Magdalena: Do you feel that there is a common “sensibility” among Australian writers which goes beyond just having the book set in an Australian place?

Kate: Australian writers are lucky – so much about Australia hasn’t been written about yet. Our history is full of fantasitc stories that haven’t been told, our landscape has only been written about in parts, and so many ways of being Australian haven’t been written about up till now. We’re a new country, but also we’re a country that’s changing so fast, there are new ways of being Australian evolving all the time. What Australian writers might have in common is that feeling that there’s still plenty to explore.

Magdalena: Do you think that The Idea of Perfection will appeal to a non-Australian audience – eg the Americans, the British?

Kate: Yes, the book has proved very popular overseas. It’s close enough to the stereotype of Australia- the bronzed Aussie outback thing, but it’s also different in that it’s a comedy, and a kind of romance, and the setting isn’t the heroic parched outback but the sub-culture of the country town. I think they appreciate its humour and like the fact that it doesn’t ram its “Australian-ness” down their throats.

Magdalena: You maintain your own web site. Do you find that technology has impacted on your work as a writer?
Kate: My web site has been very popular, especially with reading groups ( there’s a page there with discussion-starting ideas for reading groups). It’s a great way to reach readers and for readers to reach me. As far as writing itself goes, the word processor has speeded things up for me immensely – especially since I’ve always done a lot of drafts, and before word processors that meant a huge amount of re-typing. A big book is a hard thing to manage – I find the computer makes it easier to keep it in order, and to keep the old drafts (which I sometimes go back to) without drowning in paper.

Magdalena: What do you think of e-books?
Kate: I don’t think the physical object of a book has any sacred quality, so in principle I think ebooks are great – just another way for stories and story-tellers to connect. Ebooks have many advantages – publishers don’t have to make guesses about how many books to print, books need never go “out of print”, and hard-to-find books can be easily available. So far, the only limitation seems to be finding a way for the writer to be paid, and I guess that little tiny detail will be worked out in due course.

Magdalena: The Idea of Perfection has a wonderful visual quality. Is there any talk of filming it?
Kate: Yes, film-makers are interested in the book, but so far I haven’t optioned it with anyone.

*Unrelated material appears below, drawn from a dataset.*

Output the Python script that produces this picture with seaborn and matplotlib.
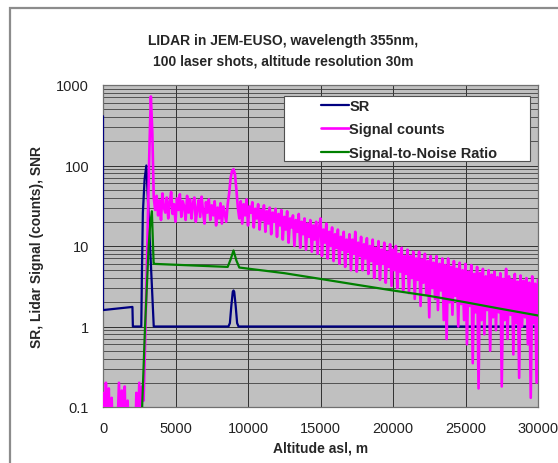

I virtually saw it as a film as I was writing it, so I think it will translate to screen very naturally.

Magdalena: Do you still teach? Do you find that your work as a teacher has an impact on your writing? Or are they simply separate jobs?
Kate: Only a very few novelists in Australia can make a living from their sales, and unfortunately I’m not one of them. I cobble together a living from royalties, freelance writing such as reviewing, and teaching. Luckily, I really enjoy teaching writing and find it challenging and stimulating. I’ve written a manual for fiction writers ( The Writing Book), co-authored a book about the process of writing novels ( Making Stories) and in June a how-to-write book for beginning writers of all ages will be published. All of these have evolved out of teaching writing at different levels. Now and then a student will come up with a really great image or phrase and I have a moment’s moral tussle with myself. So far I’ve resisted the temptation to steal – but I often find my own imagination is fired by things that come up in the workshops I run. The down side is that teaching writing uses up the same part of your imagination that writing does, so the danger is that you can find you don’t have enough left over for your own work. It’s a balancing act, but one I enjoy.

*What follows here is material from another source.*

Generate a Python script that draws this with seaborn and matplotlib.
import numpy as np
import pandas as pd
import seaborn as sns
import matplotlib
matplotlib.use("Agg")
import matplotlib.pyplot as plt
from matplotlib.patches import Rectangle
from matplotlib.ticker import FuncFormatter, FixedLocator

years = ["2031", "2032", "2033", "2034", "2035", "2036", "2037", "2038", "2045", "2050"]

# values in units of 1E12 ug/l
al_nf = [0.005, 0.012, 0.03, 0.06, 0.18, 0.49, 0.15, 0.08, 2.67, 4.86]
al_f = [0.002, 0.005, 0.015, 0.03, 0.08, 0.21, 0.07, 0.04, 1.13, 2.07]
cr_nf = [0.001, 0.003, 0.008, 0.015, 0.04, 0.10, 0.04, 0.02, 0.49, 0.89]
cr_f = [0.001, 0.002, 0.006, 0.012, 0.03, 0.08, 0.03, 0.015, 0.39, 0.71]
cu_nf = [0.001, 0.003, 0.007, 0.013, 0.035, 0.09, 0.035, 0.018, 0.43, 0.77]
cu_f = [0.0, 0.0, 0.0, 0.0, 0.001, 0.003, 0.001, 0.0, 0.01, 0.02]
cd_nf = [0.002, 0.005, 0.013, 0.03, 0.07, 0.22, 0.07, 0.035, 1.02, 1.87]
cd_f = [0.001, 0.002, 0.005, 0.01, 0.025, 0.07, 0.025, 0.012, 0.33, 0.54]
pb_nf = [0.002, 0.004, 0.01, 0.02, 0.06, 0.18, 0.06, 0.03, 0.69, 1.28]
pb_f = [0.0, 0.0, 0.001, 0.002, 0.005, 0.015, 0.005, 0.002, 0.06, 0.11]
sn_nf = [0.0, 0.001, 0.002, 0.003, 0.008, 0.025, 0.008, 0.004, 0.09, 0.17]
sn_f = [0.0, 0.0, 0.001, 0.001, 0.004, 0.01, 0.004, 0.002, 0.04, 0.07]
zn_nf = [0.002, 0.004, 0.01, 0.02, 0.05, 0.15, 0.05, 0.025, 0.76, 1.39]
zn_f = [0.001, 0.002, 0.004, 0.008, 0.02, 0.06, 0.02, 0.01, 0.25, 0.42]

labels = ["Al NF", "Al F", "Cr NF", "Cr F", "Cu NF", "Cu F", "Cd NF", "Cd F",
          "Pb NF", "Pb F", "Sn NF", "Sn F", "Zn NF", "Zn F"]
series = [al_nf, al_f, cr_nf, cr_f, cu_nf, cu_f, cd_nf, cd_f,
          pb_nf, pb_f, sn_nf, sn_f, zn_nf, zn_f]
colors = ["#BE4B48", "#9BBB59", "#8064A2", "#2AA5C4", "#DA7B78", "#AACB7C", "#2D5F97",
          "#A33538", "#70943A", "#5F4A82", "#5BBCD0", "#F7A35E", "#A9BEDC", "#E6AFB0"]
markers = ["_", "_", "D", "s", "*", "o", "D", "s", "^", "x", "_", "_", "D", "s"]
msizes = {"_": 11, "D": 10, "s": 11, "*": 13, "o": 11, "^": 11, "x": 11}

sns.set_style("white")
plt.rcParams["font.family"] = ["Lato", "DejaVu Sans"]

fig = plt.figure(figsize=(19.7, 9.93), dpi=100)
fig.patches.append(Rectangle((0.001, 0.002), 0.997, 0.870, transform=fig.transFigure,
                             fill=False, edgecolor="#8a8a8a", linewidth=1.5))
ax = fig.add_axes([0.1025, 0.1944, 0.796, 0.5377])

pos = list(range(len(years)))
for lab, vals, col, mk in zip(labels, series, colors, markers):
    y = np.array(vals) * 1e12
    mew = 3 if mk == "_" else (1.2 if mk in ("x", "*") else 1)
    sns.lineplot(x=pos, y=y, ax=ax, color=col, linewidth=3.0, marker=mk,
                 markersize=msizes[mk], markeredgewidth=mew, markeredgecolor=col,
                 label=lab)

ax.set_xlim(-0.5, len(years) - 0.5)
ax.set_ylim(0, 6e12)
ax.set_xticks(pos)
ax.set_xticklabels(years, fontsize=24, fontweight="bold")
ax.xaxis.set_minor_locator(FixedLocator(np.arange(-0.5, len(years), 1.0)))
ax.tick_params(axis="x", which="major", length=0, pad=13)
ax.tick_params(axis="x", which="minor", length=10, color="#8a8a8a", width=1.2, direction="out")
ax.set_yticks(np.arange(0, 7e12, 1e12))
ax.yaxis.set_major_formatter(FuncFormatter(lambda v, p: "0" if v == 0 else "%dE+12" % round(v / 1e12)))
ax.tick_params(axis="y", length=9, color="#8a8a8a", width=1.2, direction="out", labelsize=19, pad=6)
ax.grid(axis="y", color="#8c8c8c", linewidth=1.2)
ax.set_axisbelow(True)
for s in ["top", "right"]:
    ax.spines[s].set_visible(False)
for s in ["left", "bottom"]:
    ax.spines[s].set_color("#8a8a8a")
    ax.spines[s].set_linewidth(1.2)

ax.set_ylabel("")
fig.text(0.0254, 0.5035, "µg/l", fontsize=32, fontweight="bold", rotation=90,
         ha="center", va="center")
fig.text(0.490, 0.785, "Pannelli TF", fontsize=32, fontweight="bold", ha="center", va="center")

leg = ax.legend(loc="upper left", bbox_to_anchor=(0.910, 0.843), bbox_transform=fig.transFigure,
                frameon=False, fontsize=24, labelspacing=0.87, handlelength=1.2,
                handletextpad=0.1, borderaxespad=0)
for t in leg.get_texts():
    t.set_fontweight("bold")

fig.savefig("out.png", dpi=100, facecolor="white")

Magdalena: What are you working on at the moment?
Kate: My current project is a book based on my convict ancestor Solomon Wiseman, of Wiseman’s Ferry in NSW. He was a terrible old rogue, and probably murdered his wife. This may be bad news to have in your family tree but it’s music to the ears of a story-teller. The way I see the book at the moment is to use his story as a way of exploring other ideas about that period of Australian history.